For decades, researchers have dreamed of building these filters using light. Then they can combine the precision of lasers with the flexibility to work anywhere in the radio spectrum, all’on a chip the size of a fingernail. Silicon nitride, already widely manufactured for optical applications, seemed like the perfect foundation. But there was a catch: to generate the sharpest signals, light and sound need to interact strongly inside the chip material. In silicon nitride, that interaction has always been weak. Previous attempts to fix it required exotic, unstable materials or fragile structures too delicate to survive outside a laboratory.

In a collaboration with McMaster University in Canada, the Twente team found the answer in tellurium oxide, a material already used in commercial modulators, applied as a thin coating on a standard silicon nitride chip. The coating generates a special type of sound wave resembling a tiny earthquake that travels along its surface and locks onto the laser light inside far more tightly than anything achieved before in silicon nitride, making the interaction more than 200 times stronger.

That strength unlocks three things previously out of reach on a standard silicon nitride chip. The first is a Brillouin sound amplifier that actually works: earlier silicon nitride chips would weaken a signal as it travelled through, like shouting down a corridor that swallows your voice. This chip amplifies it instead. It’s a first for the platform, and a critical missing piece for practical applications.
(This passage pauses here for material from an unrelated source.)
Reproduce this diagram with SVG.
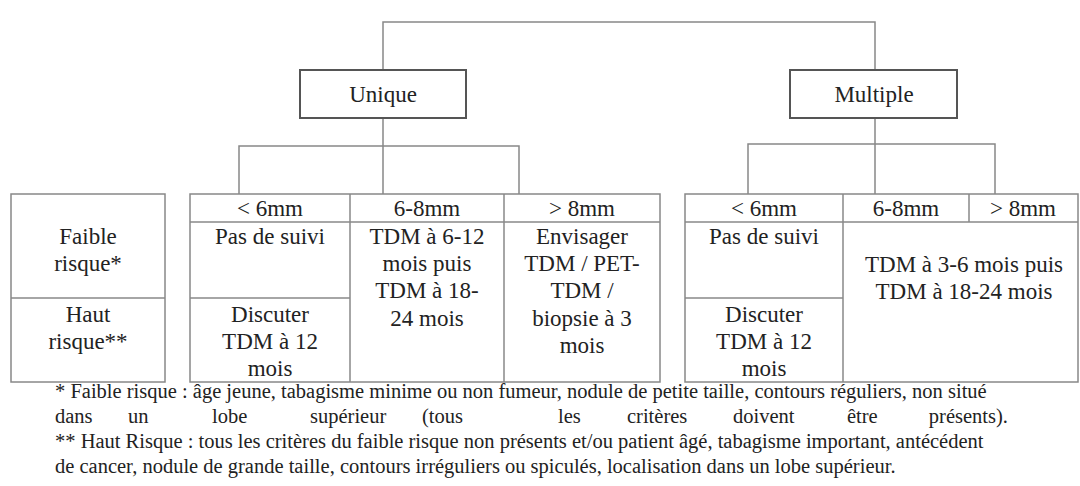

The second is a radio signal of extraordinary purity. Using a resonator barely half a millimetre across, the chip generates a radio tone so stable, flexible and precise it rivals instruments that used to require hardware the size of a steering wheel. "We did it on a chip you could fit on your fingernail," says corresponding author David Marpaung.

The third is a filter so sharp it can isolate a single radio channel from a spectrum packed with thousands and slide that window anywhere across a nine-gigahertz stretch of the radio dial. To the researchers’ knowledge, no integrated chip filter has ever achieved this resolution. It is exactly what future base stations and radar systems need.

The result did not come quickly. The paper took more than a year and a half to move from submission to acceptance in Nature Photonics, with reviewers repeatedly demanding more evidence. "Every time they asked for more proof, we went back and found something even better," says first author Yvan Klaver. "In the end, the paper is stronger for it."

The researchers are clear that this is an opening move. Because the tellurium oxide coating can be switched on only where it is needed, it sits comfortably alongside other technologies already available in silicon nitride: amplifiers, lasers and sensors, without interfering with them. "This platform connects an entire ecosystem of photonic technologies," says Marpaung. "The applications we haven’t thought of yet are probably the most exciting ones."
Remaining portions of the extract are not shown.